Por outro lado, morro de medo de que ao pesquisar, por exemplo, “Governo Bolsonaro, próximos seis meses”, os resultados me atirem para um passado remoto, digamos, uns cinco séculos atrás.
Recentemente, ao passar os olhos pelo Facebook, fui surpreendido por um debate animado, tendo como foco as declarações de um membro do atual governo brasileiro, que defende o terraplanismo.
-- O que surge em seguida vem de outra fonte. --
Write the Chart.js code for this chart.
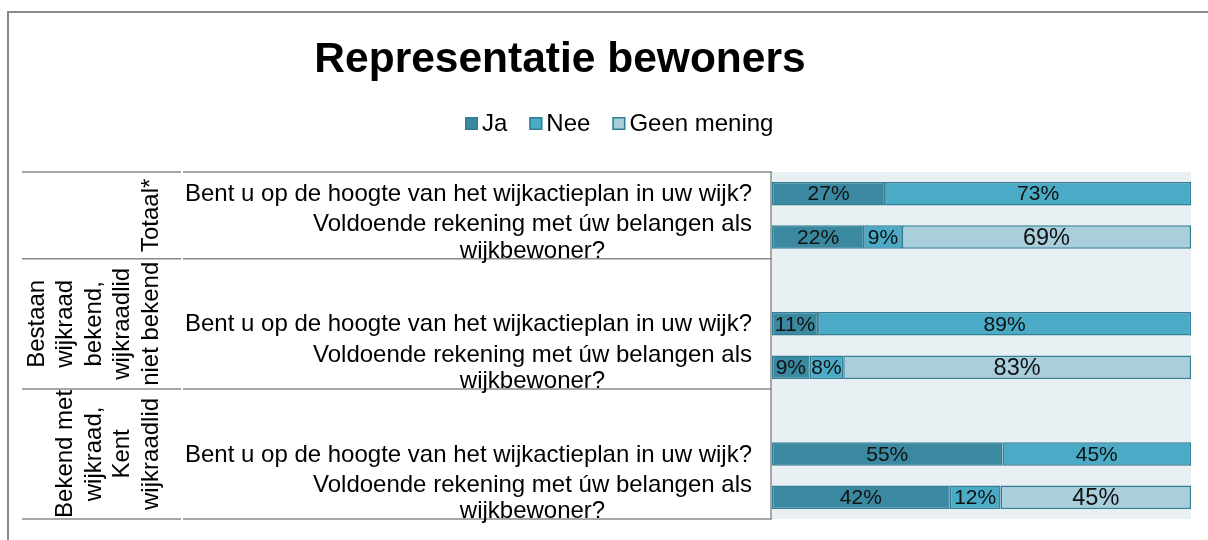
<!DOCTYPE html>
<html>
<head>
<meta charset="utf-8">
<script src="https://cdn.jsdelivr.net/npm/chart.js@4.4.0/dist/chart.umd.min.js"></script>
<style>
  html, body { margin:0; padding:0; background:#fff; overflow:hidden; }
  #frame { position:absolute; left:7px; top:11px; width:1300px; height:700px; border-top:2px solid #8a8a8a; border-left:2px solid #8a8a8a; }
  #wrap { position:absolute; left:0; top:0; width:1208px; height:540px; }
</style>
</head>
<body>
<div id="frame"></div>
<div id="wrap"><canvas id="chart"></canvas></div>
<script>
/* Representatie bewoners — 100% stacked bars */

const chartTitle = 'Representatie bewoners';
const seriesNames = ['Ja', 'Nee', 'Geen mening'];
const groupLabels = [
  ['Totaal*'],
  ['Bestaan', 'wijkraad', 'bekend,', 'wijkraadlid', 'niet bekend'],
  ['Bekend met', 'wijkraad,', 'Kent', 'wijkraadlid']
];
const questions = [
  ['Bent u op de hoogte van het wijkactieplan in uw wijk?'],
  ['Voldoende rekening met úw belangen als', 'wijkbewoner?']
];
// rows top to bottom, null question = empty spacer row
const categories  = ['T-1', 'T-2', 'B-0', 'B-1', 'B-2', 'K-0', 'K-1', 'K-2'];
const rowGroup    = [0, 0, 1, 1, 1, 2, 2, 2];
const rowQuestion = [0, 1, null, 0, 1, null, 0, 1];

const ja   = [27, 22, null, 11, 9, null, 55, 42];
const nee  = [73,  9, null, 89, 8, null, 45, 12];
const geen = [null, 69, null, null, 83, null, null, 45];

const colors  = ['#3B89A0', '#4BABC6', '#A9CFDC'];
const edge    = '#337E95';
const plotBg  = '#E8F0F3';
const lineCol = '#8a8a8a';
const FONT    = "'Liberation Sans', Arial, sans-serif";

const raw = [ja, nee, geen];
// Excel 100% stacked: each row scaled to its own total
const rowTotal = categories.map((c, i) => raw.reduce((s, arr) => s + (arr[i] || 0), 0));
const share = arr => arr.map((v, i) => v == null ? null : v / rowTotal[i] * 100);

const tablePlugin = {
  id: 'tablePlugin',
  beforeDraw(chart) {
    const {ctx, chartArea: a} = chart;
    ctx.save();
    ctx.fillStyle = plotBg;
    ctx.fillRect(a.left, a.top, a.right - a.left, a.bottom - a.top);
    ctx.restore();
  },
  afterDatasetsDraw(chart) {
    const {ctx} = chart;
    ctx.save();
    ctx.fillStyle = '#111';
    ctx.textAlign = 'center';
    ctx.textBaseline = 'middle';
    chart.data.datasets.forEach((ds, di) => {
      ctx.font = (di === 2 ? '23.5px ' : '21px ') + FONT;
      chart.getDatasetMeta(di).data.forEach((bar, i) => {
        const v = raw[di][i];
        if (v == null) return;
        const p = bar.getProps(['x', 'base', 'y'], true);
        ctx.fillText(v + '%', (p.x + p.base) / 2, p.y + 1);
      });
    });
    ctx.restore();
  },
  afterDraw(chart) {
    const {ctx, chartArea: a, scales: {y}} = chart;
    const step = y.getPixelForValue(1) - y.getPixelForValue(0);
    ctx.save();

    // title
    ctx.fillStyle = '#000';
    ctx.font = 'bold 42.5px ' + FONT;
    ctx.textAlign = 'center';
    ctx.textBaseline = 'alphabetic';
    ctx.fillText(chartTitle, 560, 72);

    // legend
    ctx.font = '24px ' + FONT;
    ctx.textAlign = 'left';
    ctx.textBaseline = 'middle';
    let lx = 465;
    seriesNames.forEach((name, i) => {
      ctx.fillStyle = colors[i];
      ctx.fillRect(lx, 117, 13, 13);
      ctx.strokeStyle = edge;
      ctx.lineWidth = 1.5;
      ctx.strokeRect(lx + 0.75, 117.75, 11.5, 11.5);
      ctx.fillStyle = '#000';
      ctx.fillText(name, lx + 17, 124);
      lx += 17 + ctx.measureText(name).width + 22;
    });

    // table lines
    ctx.strokeStyle = lineCol;
    ctx.lineWidth = 1.5;
    const bounds = [a.top];
    for (let i = 1; i < categories.length; i++) {
      if (rowGroup[i] !== rowGroup[i - 1]) bounds.push((y.getPixelForValue(i - 1) + y.getPixelForValue(i)) / 2);
    }
    bounds.push(a.bottom);
    ctx.beginPath();
    bounds.forEach(b => {
      ctx.moveTo(22, b); ctx.lineTo(181, b);
      ctx.moveTo(183, b); ctx.lineTo(a.left, b);
    });
    ctx.moveTo(a.left - 1, a.top); ctx.lineTo(a.left - 1, a.bottom);
    ctx.stroke();

    // question labels
    ctx.fillStyle = '#000';
    ctx.font = '24px ' + FONT;
    ctx.textAlign = 'center';
    categories.forEach((c, i) => {
      const q = rowQuestion[i];
      if (q == null) return;
      const lines = questions[q];
      const w = Math.max(...lines.map(l => ctx.measureText(l).width));
      const cx = a.left - 20 - w / 2;
      const cy = y.getPixelForValue(i);
      const lh = 26.5;
      lines.forEach((l, k) => ctx.fillText(l, cx, cy + (k - (lines.length - 1) / 2) * lh + 1));
    });

    // group labels, rotated
    groupLabels.forEach((lines, g) => {
      const rows = rowGroup.map((r, i) => r === g ? i : -1).filter(i => i >= 0);
      const top = y.getPixelForValue(rows[0]) - step / 2;
      const bot = y.getPixelForValue(rows[rows.length - 1]) + step / 2;
      const cy = (top + bot) / 2;
      lines.forEach((l, k) => {
        const x = 151 - (lines.length - 1 - k) * 28.5;
        ctx.save();
        ctx.translate(x, cy);
        ctx.rotate(-Math.PI / 2);
        ctx.fillText(l, 0, 0);
        ctx.restore();
      });
    });
    ctx.restore();
  }
};

new Chart(document.getElementById('chart'), {
  type: 'bar',
  data: {
    labels: categories,
    datasets: seriesNames.map((name, i) => ({
      label: name,
      data: share(raw[i]),
      backgroundColor: colors[i],
      borderColor: edge,
      borderWidth: 1.5,
      borderSkipped: false,
      barPercentage: 0.54,
      categoryPercentage: 1
    }))
  },
  options: {
    indexAxis: 'y',
    responsive: true,
    maintainAspectRatio: false,
    animation: false,
    layout: { padding: { left: 772, right: 17, top: 172, bottom: 21 } },
    plugins: { legend: { display: false }, title: { display: false }, tooltip: { enabled: false } },
    scales: {
      x: { stacked: true, min: 0, max: 100, display: false },
      y: { stacked: true, display: false }
    }
  },
  plugins: [tablePlugin]
});
</script>
</body>
</html>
Pessoas inteligentes, sérias e respeitáveis afadigavam-se, listando argumentos para justificar a sua convicção de que vivemos num planeta esférico.
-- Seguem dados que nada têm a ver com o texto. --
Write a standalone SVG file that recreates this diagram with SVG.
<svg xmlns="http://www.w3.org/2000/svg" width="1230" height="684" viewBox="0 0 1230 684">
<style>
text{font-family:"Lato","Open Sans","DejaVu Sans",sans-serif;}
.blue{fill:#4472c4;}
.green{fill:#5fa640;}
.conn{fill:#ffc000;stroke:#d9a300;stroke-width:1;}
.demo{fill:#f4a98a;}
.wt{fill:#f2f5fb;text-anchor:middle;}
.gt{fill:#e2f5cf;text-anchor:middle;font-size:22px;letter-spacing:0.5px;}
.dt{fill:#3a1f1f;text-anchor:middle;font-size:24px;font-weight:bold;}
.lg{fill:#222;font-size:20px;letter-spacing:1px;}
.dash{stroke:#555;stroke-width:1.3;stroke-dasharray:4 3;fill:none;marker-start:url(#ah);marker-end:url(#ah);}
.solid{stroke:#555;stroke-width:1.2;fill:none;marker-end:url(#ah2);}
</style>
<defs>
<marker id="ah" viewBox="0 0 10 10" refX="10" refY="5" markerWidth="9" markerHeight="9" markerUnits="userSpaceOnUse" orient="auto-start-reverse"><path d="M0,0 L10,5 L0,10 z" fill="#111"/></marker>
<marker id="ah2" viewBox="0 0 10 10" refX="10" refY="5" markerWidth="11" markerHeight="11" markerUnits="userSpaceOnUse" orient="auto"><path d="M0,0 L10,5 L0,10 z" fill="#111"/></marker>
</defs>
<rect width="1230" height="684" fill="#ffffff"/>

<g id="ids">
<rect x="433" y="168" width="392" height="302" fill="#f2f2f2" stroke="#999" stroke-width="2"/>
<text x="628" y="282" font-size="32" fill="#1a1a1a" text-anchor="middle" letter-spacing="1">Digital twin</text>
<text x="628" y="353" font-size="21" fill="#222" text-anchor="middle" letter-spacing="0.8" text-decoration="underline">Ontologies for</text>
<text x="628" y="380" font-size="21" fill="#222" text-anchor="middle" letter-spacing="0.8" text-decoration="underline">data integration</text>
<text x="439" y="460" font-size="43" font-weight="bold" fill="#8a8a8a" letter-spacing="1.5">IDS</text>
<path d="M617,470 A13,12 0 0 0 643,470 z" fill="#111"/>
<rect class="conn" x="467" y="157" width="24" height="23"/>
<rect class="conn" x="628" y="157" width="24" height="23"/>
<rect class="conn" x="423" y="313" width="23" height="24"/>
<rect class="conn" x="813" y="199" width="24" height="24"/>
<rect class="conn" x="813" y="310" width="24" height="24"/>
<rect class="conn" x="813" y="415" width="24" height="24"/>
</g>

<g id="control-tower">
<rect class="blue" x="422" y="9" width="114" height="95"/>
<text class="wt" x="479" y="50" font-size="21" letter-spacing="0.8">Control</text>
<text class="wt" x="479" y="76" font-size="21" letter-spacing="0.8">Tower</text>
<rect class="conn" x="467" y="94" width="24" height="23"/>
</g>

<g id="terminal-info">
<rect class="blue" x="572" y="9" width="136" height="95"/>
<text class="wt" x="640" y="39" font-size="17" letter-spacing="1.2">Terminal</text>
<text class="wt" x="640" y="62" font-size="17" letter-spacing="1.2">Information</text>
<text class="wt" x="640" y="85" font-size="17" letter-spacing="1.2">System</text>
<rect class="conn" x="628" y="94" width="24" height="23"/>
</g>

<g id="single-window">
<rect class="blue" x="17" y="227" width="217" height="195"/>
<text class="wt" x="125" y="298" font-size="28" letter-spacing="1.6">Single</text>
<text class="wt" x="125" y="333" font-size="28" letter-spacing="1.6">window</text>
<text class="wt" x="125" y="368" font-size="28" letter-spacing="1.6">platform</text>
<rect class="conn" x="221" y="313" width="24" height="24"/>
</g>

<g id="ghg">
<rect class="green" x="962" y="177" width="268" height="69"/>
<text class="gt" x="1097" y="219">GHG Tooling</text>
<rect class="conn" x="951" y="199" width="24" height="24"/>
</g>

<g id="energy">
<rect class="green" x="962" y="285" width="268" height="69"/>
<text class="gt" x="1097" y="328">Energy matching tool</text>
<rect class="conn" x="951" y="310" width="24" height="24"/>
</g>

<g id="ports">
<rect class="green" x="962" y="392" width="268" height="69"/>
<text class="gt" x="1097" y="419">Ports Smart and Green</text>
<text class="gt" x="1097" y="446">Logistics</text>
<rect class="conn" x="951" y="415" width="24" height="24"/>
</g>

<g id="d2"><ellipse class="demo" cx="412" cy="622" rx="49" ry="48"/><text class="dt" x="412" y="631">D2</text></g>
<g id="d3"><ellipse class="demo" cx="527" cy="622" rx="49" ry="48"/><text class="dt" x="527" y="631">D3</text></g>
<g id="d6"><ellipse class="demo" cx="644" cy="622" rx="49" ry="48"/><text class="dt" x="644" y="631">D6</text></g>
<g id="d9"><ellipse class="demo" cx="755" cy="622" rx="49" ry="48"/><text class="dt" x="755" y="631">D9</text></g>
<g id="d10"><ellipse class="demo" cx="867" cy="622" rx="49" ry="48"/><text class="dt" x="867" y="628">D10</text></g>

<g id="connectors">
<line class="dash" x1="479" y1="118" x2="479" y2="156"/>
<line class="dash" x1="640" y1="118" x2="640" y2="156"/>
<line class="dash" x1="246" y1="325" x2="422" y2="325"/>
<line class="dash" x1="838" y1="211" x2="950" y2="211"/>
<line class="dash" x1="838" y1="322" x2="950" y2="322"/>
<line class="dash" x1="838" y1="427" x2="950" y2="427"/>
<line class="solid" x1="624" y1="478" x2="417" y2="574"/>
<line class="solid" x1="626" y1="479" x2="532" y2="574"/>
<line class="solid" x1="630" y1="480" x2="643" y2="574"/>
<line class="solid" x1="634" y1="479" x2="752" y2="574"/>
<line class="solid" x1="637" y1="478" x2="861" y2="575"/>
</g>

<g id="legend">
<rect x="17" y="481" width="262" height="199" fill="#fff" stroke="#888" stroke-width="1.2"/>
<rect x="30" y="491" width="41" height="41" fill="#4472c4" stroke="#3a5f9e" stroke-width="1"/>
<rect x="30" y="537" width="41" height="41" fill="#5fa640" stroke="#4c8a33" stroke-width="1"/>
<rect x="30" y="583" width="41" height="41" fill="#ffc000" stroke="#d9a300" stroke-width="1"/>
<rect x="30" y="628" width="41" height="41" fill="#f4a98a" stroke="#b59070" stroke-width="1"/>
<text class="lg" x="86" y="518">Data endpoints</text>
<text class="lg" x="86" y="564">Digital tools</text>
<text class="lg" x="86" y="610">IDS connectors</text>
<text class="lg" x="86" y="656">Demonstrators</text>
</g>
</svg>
Os mesmos políticos começarão a defender o regresso da Santa Inquisição, desta vez não já subordinada à Igreja Católica, mas à IURD, para perseguir comunistas, maconheiros, os hereges católicos papistas, os satanistas do candomblé e da macumba, e toda essa colorida trupe de transviados sexuais, que Lula e o PT tiraram dos armários.
Lula, aliás, será dos primeiros a arder na pira. Muitos se seguirão, incluindo, suspeito, a generalidade dos escritores brasileiros (e quase todos os colunistas deste jornal).
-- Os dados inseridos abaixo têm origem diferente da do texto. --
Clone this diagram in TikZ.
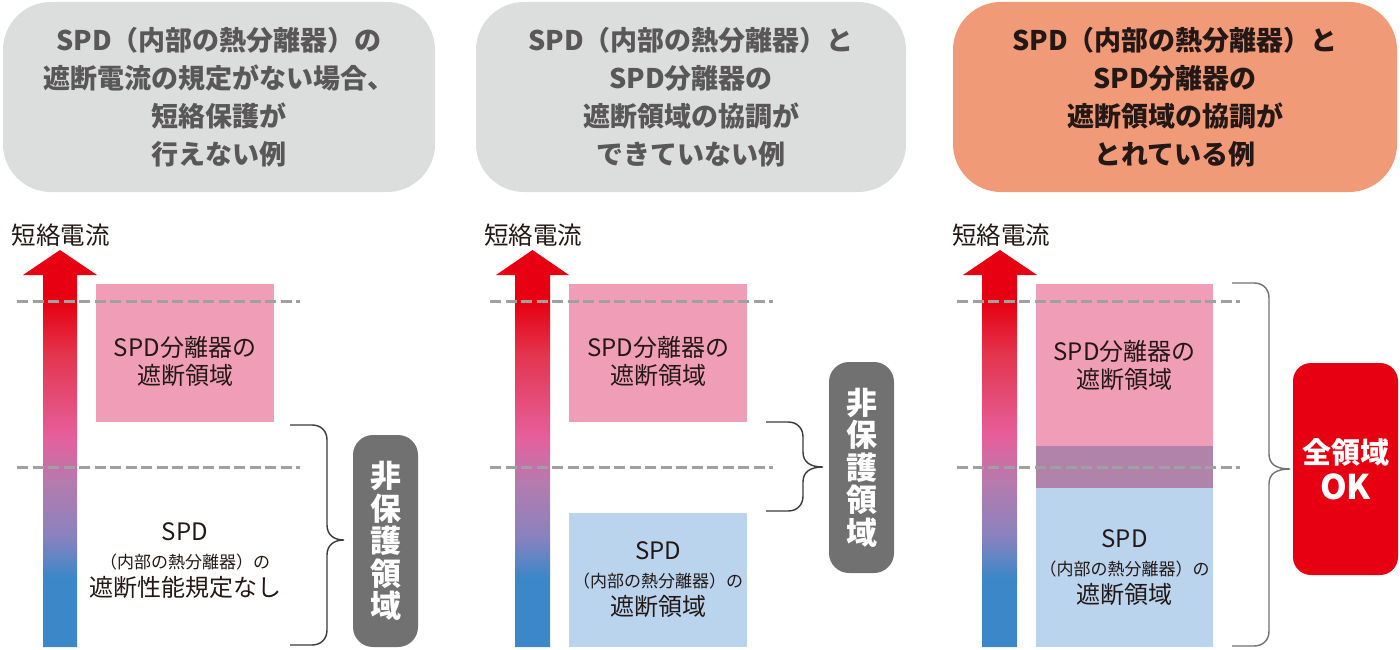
\documentclass[tikz,border=0pt]{standalone}
\usepackage{fontspec}
\setmainfont{Noto Sans CJK JP}
\usepackage{tikz}
\usetikzlibrary{positioning}
\definecolor{spdink}{HTML}{231815}
\definecolor{spdgray}{HTML}{DCDDDD}
\definecolor{spdgraytext}{HTML}{595757}
\definecolor{spdsalmon}{HTML}{F19A78}
\definecolor{spdzonepink}{HTML}{F09EB8}
\definecolor{spdzoneblue}{HTML}{BAD4EE}
\definecolor{spdoverlap}{HTML}{B083AB}
\definecolor{spdbadge}{HTML}{727171}
\definecolor{spdred}{HTML}{E60012}
\definecolor{spdrose}{HTML}{E4354E}
\definecolor{spdpink}{HTML}{E5609D}
\definecolor{spdmauve}{HTML}{B47BAE}
\definecolor{spdviolet}{HTML}{8A82BE}
\definecolor{spdblue}{HTML}{3C87C8}
\definecolor{spddash}{HTML}{A0A0A0}
\definecolor{spdbrace}{HTML}{3E3A39}
\pgfdeclareverticalshading{spdcurrent}{100bp}{color(0bp)=(spdblue); color(33.7bp)=(spdblue); color(39.1bp)=(spdviolet); color(45.6bp)=(spdmauve); color(51.3bp)=(spdpink); color(61.8bp)=(spdrose); color(68.4bp)=(spdred); color(100bp)=(spdred)}

\begin{document}
\begin{tikzpicture}[x=1pt,y=-1pt,font=\fontsize{24}{28}\selectfont,
    title/.style={rounded corners=48pt,minimum height=190pt,inner sep=0pt,align=center,font=\bfseries\fontsize{27}{38}\selectfont},
    axislabel/.style={text=spdink,inner sep=0pt,font=\fontsize{24.5}{28}\selectfont},
    zone/.style={rectangle,inner sep=0pt,align=center,text=spdink,minimum width=178pt},
    zonetext/.style={align=center,text=spdink,inner sep=0pt,yshift=-8pt},
    limit/.style={spddash,line width=3pt,dash pattern=on 11pt off 4.5pt},
    curly/.style={spdbrace,line width=1.4pt},
    badge/.style={rounded corners=20pt,inner sep=0pt,align=center,text=white,font=\bfseries\fontsize{31}{32.5}\selectfont}]
  \useasboundingbox (0,0) rectangle (1400,650);

  % headers
  \node[title,fill=spdgray,text=spdgraytext,minimum width=432pt] (head1) at (219,97) {SPD（内部の熱分離器）の\\遮断電流の規定がない場合、\\短絡保護が\\行えない例};
  \node[title,fill=spdgray,text=spdgraytext,minimum width=430pt] (head2) at (691,97) {SPD（内部の熱分離器）と\\SPD分離器の\\遮断領域の協調が\\できていない例};
  \node[title,fill=spdsalmon,text=spdink,minimum width=444pt] (head3) at (1175,97) {SPD（内部の熱分離器）と\\SPD分離器の\\遮断領域の協調が\\とれている例};

  % current axes
  \node[axislabel] (axis1) at (61,235) {短絡電流};
  \node[axislabel] (axis2) at (533,235) {短絡電流};
  \node[axislabel] (axis3) at (1001,235) {短絡電流};
  \shade[shading=spdcurrent] (43,647) -- (43,275) -- (23,275) -- (60,250) -- (97,275) -- (77,275) -- (77,647) -- cycle;
  \shade[shading=spdcurrent] (515,647) -- (515,275) -- (496,275) -- (532.5,250) -- (569,275) -- (550,275) -- (550,647) -- cycle;
  \shade[shading=spdcurrent] (982,647) -- (982,275) -- (963,275) -- (1000,250) -- (1037,275) -- (1017,275) -- (1017,647) -- cycle;

  % panel 1
  \node[zone,fill=spdzonepink,minimum height=138pt,label={[zonetext]center:SPD分離器の\\遮断領域}] (sep1) at (185,353) {};
  \node[zone] (spd1) at (185,561) {SPD\\{\fontsize{17}{28}\selectfont（内部の熱分離器）の}\\遮断性能規定なし};

  % panel 2
  \node[zone,fill=spdzonepink,minimum height=138pt,label={[zonetext]center:SPD分離器の\\遮断領域}] (sep2) at (658,353) {};
  \node[zone,fill=spdzoneblue,minimum height=134pt] (spd2) at (658,580) {SPD\\{\fontsize{17}{28}\selectfont（内部の熱分離器）の}\\遮断領域};

  % panel 3
  \node[zone,fill=spdzonepink,minimum width=177pt,minimum height=162pt] (sep3) at (1124.5,365) {SPD分離器の\\遮断領域};
  \node[zone,fill=spdoverlap,minimum width=177pt,minimum height=42pt] (both3) at (1124.5,467) {};
  \node[zone,fill=spdzoneblue,minimum width=177pt,minimum height=159pt] (spd3) at (1124.5,567.5) {SPD\\{\fontsize{17}{28}\selectfont（内部の熱分離器）の}\\遮断領域};

  % limits
  \draw[limit] (17,301) -- (300,301);
  \draw[limit] (17,467) -- (300,467);
  \draw[limit] (490,301) -- (773,301);
  \draw[limit] (490,467) -- (773,467);
  \draw[limit] (957,301) -- (1240,301);
  \draw[limit] (957,467) -- (1240,467);

  % braces
  \draw[curly] (290,425) -- (312,425) .. controls (321,425) and (327,431) .. (327,440) -- (327,525) .. controls (327,535) and (334,540) .. (344,540) .. controls (334,540) and (327,545) .. (327,555) -- (327,630) .. controls (327,639) and (321,645) .. (312,645) -- (290,645);
  \draw[curly] (766,422) -- (788,422) .. controls (797,422) and (803,428) .. (803,437) -- (803,452) .. controls (803,462) and (810,467) .. (823,467) .. controls (810,467) and (803,472) .. (803,482) -- (803,496) .. controls (803,505) and (797,511) .. (788,511) -- (766,511);
  \draw[curly,spdbadge] (1232,283) -- (1254,283) .. controls (1263,283) and (1269,289) .. (1269,298) -- (1269,454) .. controls (1269,464) and (1276,469) .. (1290,469) .. controls (1276,469) and (1269,474) .. (1269,484) -- (1269,631) .. controls (1269,640) and (1263,646) .. (1254,646) -- (1232,646);

  % verdicts
  \node[badge,fill=spdbadge,minimum width=65pt,minimum height=212pt] (gap1) at (385.5,541) {非\\保\\護\\領\\域};
  \node[badge,fill=spdbadge,minimum width=65pt,minimum height=211pt] (gap2) at (861.5,467.5) {非\\保\\護\\領\\域};
  \node[badge,fill=spdred,rounded corners=18pt,minimum width=105pt,minimum height=212pt,font=\bfseries\fontsize{29}{36}\selectfont] (ok3) at (1345.5,469) {全領域\\{\fontsize{34}{36}\selectfont OK}};
\end{tikzpicture}
\end{document}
Em vez de discutir a esfericidade do globo, que me parece um tema basicamente chato, preferia debater outros assuntos, igualmente em voga na Idade Média. Por exemplo, a carne dos barometz, os famosos carneiros tártaros, que comprovadamente brotam dos frutos de uma grande árvore, pode ou não ser considerada vegetal? E, sendo considerada vegetal, podemos então consumi-la durante o jejum pascal sem receio de ofender a Deus Nosso Senhor?
Outra questão: neste plano planeta em que habitamos, onde se encontram, afinal, os cinocéfalos, as melosinas e as sereias? Tenho mais interesse nas sereias e nas melosinas do que nos cinocéfalos, essas prodigiosas criaturas com corpo humano e cabeça de cão, mas ainda assim gostaria de saber em que país se escondem. Talvez o feiticeiro imperial da nação, pai espiritual do grande líder e de todos os terraplanistas brasileiros, o filósofo Olavo, nos possa esclarecer.
Sejamos sinceros: o que o Brasil tem hoje não é um governo — é um anacronismo. Nem Bolsonaro nem os seus ministros produzem algo que se assemelhe a um pensamento novo. Eles não são capazes de gerar ideias — apenas recordações. Muito menos ideais. Fico com a impressão de que Bolsonaro nem sequer pertence ao domínio da análise política, mas da paleontologia. Nunca o passado foi tão ameaçador.